Le sue immagini mostrano una Venezia inedita, per nulla pittoresca, che ci fa vedere anche diverse zone insolite, periferiche e poco battute.
Tranne per qualche luogo non accessibile al pubblico, la Venezia che mostro è quella che si propone quotidianamente a qualsiasi passante. Per vederla basterebbe spegnere i cellulari e lasciarsi guidare dall’istinto senza paura di perdersi. Tornando al mio lavoro, penso che possa essere definito come un diario di incontri, scandito – esattamente come lo è nella realtà – in giornate.
Nell’immaginario comune, Venezia è una città che non cambia, o cambia pochissimo. Che trasformazione raccontano e racconteranno queste foto?
Che Venezia sia sostanzialmente immutata nell’ultimo secolo è una suggestione alla quale vogliamo tutti credere. Rispetto alla sua limitata superficie credo invece che sia la città italiana che ha subito più trasformazioni, creazione di nuove isole comprese.
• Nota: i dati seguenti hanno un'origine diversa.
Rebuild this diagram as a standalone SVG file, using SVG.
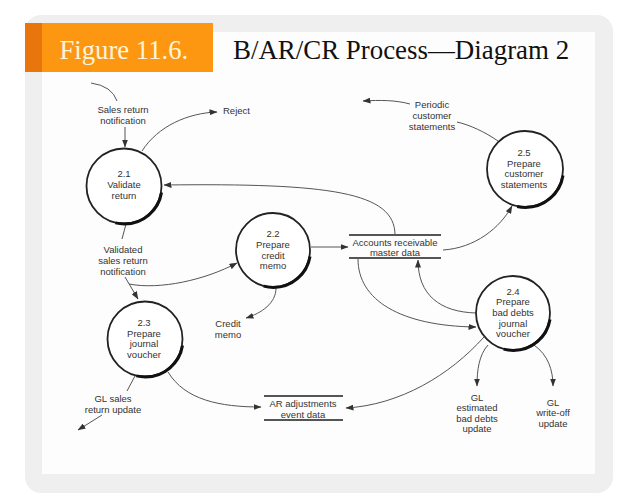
<svg xmlns="http://www.w3.org/2000/svg" width="638" height="504" viewBox="0 0 638 504">
<defs>
<style>
.lbl{font-family:"Liberation Sans",Arial,sans-serif;font-size:9.5px;fill:#333;text-anchor:middle}
.bub{fill:#fff;stroke:#222;stroke-width:1.8}
.shade{fill:none;stroke:#111;stroke-width:3;stroke-dasharray:62 400;stroke-dashoffset:-6}
.con{fill:none;stroke:#555;stroke-width:1}
.arr{marker-end:url(#ah)}
.store{stroke:#555;stroke-width:2}
</style>
<marker id="ah" viewBox="0 0 8 6" refX="7.5" refY="3" markerWidth="8" markerHeight="6" markerUnits="userSpaceOnUse" orient="auto">
<path d="M0,0 L8,3 L0,6 z" fill="#333"/>
</marker>
</defs>
<rect x="0" y="0" width="638" height="504" fill="#fff"/>
<rect x="25" y="15" width="588" height="478" rx="16" fill="#efefef"/>
<rect x="42" y="32" width="553" height="442" fill="#fdfdfd"/>
<g id="header">
<rect x="25" y="23" width="188" height="49" fill="#fd9712"/>
<rect x="25" y="23" width="17" height="49" fill="#e9760c"/>
<text x="59.5" y="58.5" font-family="Liberation Serif,'Times New Roman',serif" font-size="26.7" fill="#fff4dc">Figure 11.6.</text>
<text x="233" y="58.5" font-family="Liberation Serif,'Times New Roman',serif" font-size="26.9" fill="#111">B/AR/CR Process—Diagram 2</text>
</g>
<g id="connectors">
<path class="con" d="M91,83 Q112,86 117,101"/>
<path class="con arr" d="M125,127 L125,147"/>
<path class="con arr" d="M142,151 C158,126 188,113 217,112"/>
<path class="con arr" d="M395,235 C395,192 330,183 164,185"/>
<path class="con" d="M126,224 L122,239"/>
<path class="con arr" d="M129,284 C160,290 205,280 237,263"/>
<path class="con arr" d="M125,277 L138,299"/>
<path class="con arr" d="M311,247 L348,247"/>
<path class="con arr" d="M276,288 C276,303 262,313 246,318"/>
<path class="con arr" d="M443,250 C475,248 500,228 512,206"/>
<path class="con" d="M498,141 C485,132 470,125 457,122"/>
<path class="con arr" d="M410,104 C395,100 380,100 363,101"/>
<path class="con arr" d="M358,259 C358,300 400,326 476,327"/>
<path class="con arr" d="M476,313 C440,312 418,295 418,260"/>
<path class="con arr" d="M484,337 C450,375 400,405 346,408"/>
<path class="con arr" d="M488,345 C479,355 477,370 477,386"/>
<path class="con arr" d="M534,345 C548,355 553,370 553,386"/>
<path class="con arr" d="M168,372 C185,400 220,407 261,407"/>
<path class="con" d="M135,376 L127,391"/>
<path class="con arr" d="M102,415 L78,430"/>
</g>
<g id="p21">
<circle class="bub" cx="124" cy="186" r="37.5"/>
<circle class="shade" cx="124.5" cy="186.5" r="37.5"/>
<text class="lbl" x="124" y="176.5">2.1</text>
<text class="lbl" x="124" y="187.5">Validate</text>
<text class="lbl" x="124" y="198.5">return</text>
</g>
<g id="p22">
<circle class="bub" cx="273" cy="250" r="37"/>
<circle class="shade" cx="273.5" cy="250.5" r="37"/>
<text class="lbl" x="273" y="236.5">2.2</text>
<text class="lbl" x="273" y="247.5">Prepare</text>
<text class="lbl" x="273" y="258.5">credit</text>
<text class="lbl" x="273" y="268.5">memo</text>
</g>
<g id="p23">
<circle class="bub" cx="145" cy="339" r="37.5"/>
<circle class="shade" cx="145.5" cy="339.5" r="37.5"/>
<text class="lbl" x="144" y="325.5">2.3</text>
<text class="lbl" x="144" y="336.5">Prepare</text>
<text class="lbl" x="144" y="346.5">journal</text>
<text class="lbl" x="144" y="357.5">voucher</text>
</g>
<g id="p24">
<circle class="bub" cx="513" cy="313" r="37"/>
<circle class="shade" cx="513.5" cy="313.5" r="37"/>
<text class="lbl" x="513" y="294.5">2.4</text>
<text class="lbl" x="513" y="304.5">Prepare</text>
<text class="lbl" x="513" y="315.5">bad debts</text>
<text class="lbl" x="513" y="326.5">journal</text>
<text class="lbl" x="513" y="336.5">voucher</text>
</g>
<g id="p25">
<circle class="bub" cx="525" cy="169" r="38"/>
<circle class="shade" cx="525.5" cy="169.5" r="38"/>
<text class="lbl" x="524" y="155.5">2.5</text>
<text class="lbl" x="524" y="166.5">Prepare</text>
<text class="lbl" x="524" y="176.5">customer</text>
<text class="lbl" x="524" y="187.5">statements</text>
</g>
<g id="ds-ar-master">
<line class="store" x1="349" y1="235" x2="441" y2="235"/>
<line class="store" x1="349" y1="258" x2="441" y2="258"/>
<text class="lbl" x="395" y="246">Accounts receivable</text>
<text class="lbl" x="395" y="256">master data</text>
</g>
<g id="ds-ar-adj">
<line class="store" x1="264" y1="396" x2="343" y2="396"/>
<line class="store" x1="264" y1="420" x2="343" y2="420"/>
<text class="lbl" x="303" y="406.5">AR adjustments</text>
<text class="lbl" x="303" y="417.5">event data</text>
</g>
<g id="labels">
<text class="lbl" x="123" y="113">Sales return</text>
<text class="lbl" x="123" y="124">notification</text>
<text class="lbl" x="223" y="114" style="text-anchor:start">Reject</text>
<text class="lbl" x="123" y="252.5">Validated</text>
<text class="lbl" x="123" y="263.5">sales return</text>
<text class="lbl" x="123" y="274.5">notification</text>
<text class="lbl" x="228" y="326.5">Credit</text>
<text class="lbl" x="228" y="337.5">memo</text>
<text class="lbl" x="432" y="107.5">Periodic</text>
<text class="lbl" x="432" y="118.5">customer</text>
<text class="lbl" x="432" y="129.5">statements</text>
<text class="lbl" x="113" y="401.5">GL sales</text>
<text class="lbl" x="113" y="412.5">return update</text>
<text class="lbl" x="477" y="400.5">GL</text>
<text class="lbl" x="477" y="411">estimated</text>
<text class="lbl" x="477" y="421.5">bad debts</text>
<text class="lbl" x="477" y="432">update</text>
<text class="lbl" x="553" y="405.5">GL</text>
<text class="lbl" x="553" y="415.5">write-off</text>
<text class="lbl" x="553" y="426.5">update</text>
</g>
</svg>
Senza attendere il completamento del mio progetto (mi auguro nel 2030), basta guardare indietro di 25, 30 anni per rendersi conto della quantità di cambiamenti avvenuti in un periodo così breve.
Fotografi che l’hanno ispirata?
Negli anni ho avuto la fortuna di lavorare con molti fotografi dalle caratteristiche estremamente diverse tra loro, da Gianni Berengo Gardin a Helmut Newton, per indicare due personalità estremamente diverse fra loro. A ognuno di questi incontri e ad altri avvenuti solo sui libri, devo qualcosa. Molto spesso i riferimenti sono facilmente individuabili nelle immagini, come nel caso di Charles Marville, Gabriele Basilico e Bernd e Hilla Becher. In altri casi il legame appartiene alla concezione stessa del progetto, come l’insistenza ossessiva dello sguardo di Nobuyoshi Araki, oppure, in apparente contrapposizione con il fotografo giapponese, il rispetto assoluto verso il soggetto, qualsiasi esso sia, di Pentti Sammallahti. Tentare di documentare sistematicamente tutta Venezia in qualità di fotografo è per me, paradossalmente, la prima esperienza vissuta intensamente da architetto, nel tentativo di creare fonti di documentazione utili, in futuro, ad altri architetti, urbanisti e storici dell’arte.
Per concludere: lei ha siglato un accordo con l’Istituto Centrale per il Catalogo e la Documentazione (Iccd) e la Soprintendenza Archeologia Belle Arti e Paesaggio del Comune di Venezia e Laguna attraverso cui di fatto donerà alla città questo lunghissimo lavoro, possiamo definirlo un grande atto di generosità?
Nello spirito dei firmatari si tratta di un accordo “win-win”: a me l’opportunità della realizzazione delle fotografie, allo Stato l’onere della catalogazione di Venice Urban Photo Archive e la creazione di una sezione ad esso dedicata all’interno del portale dell’ICCD per la sua consultazione.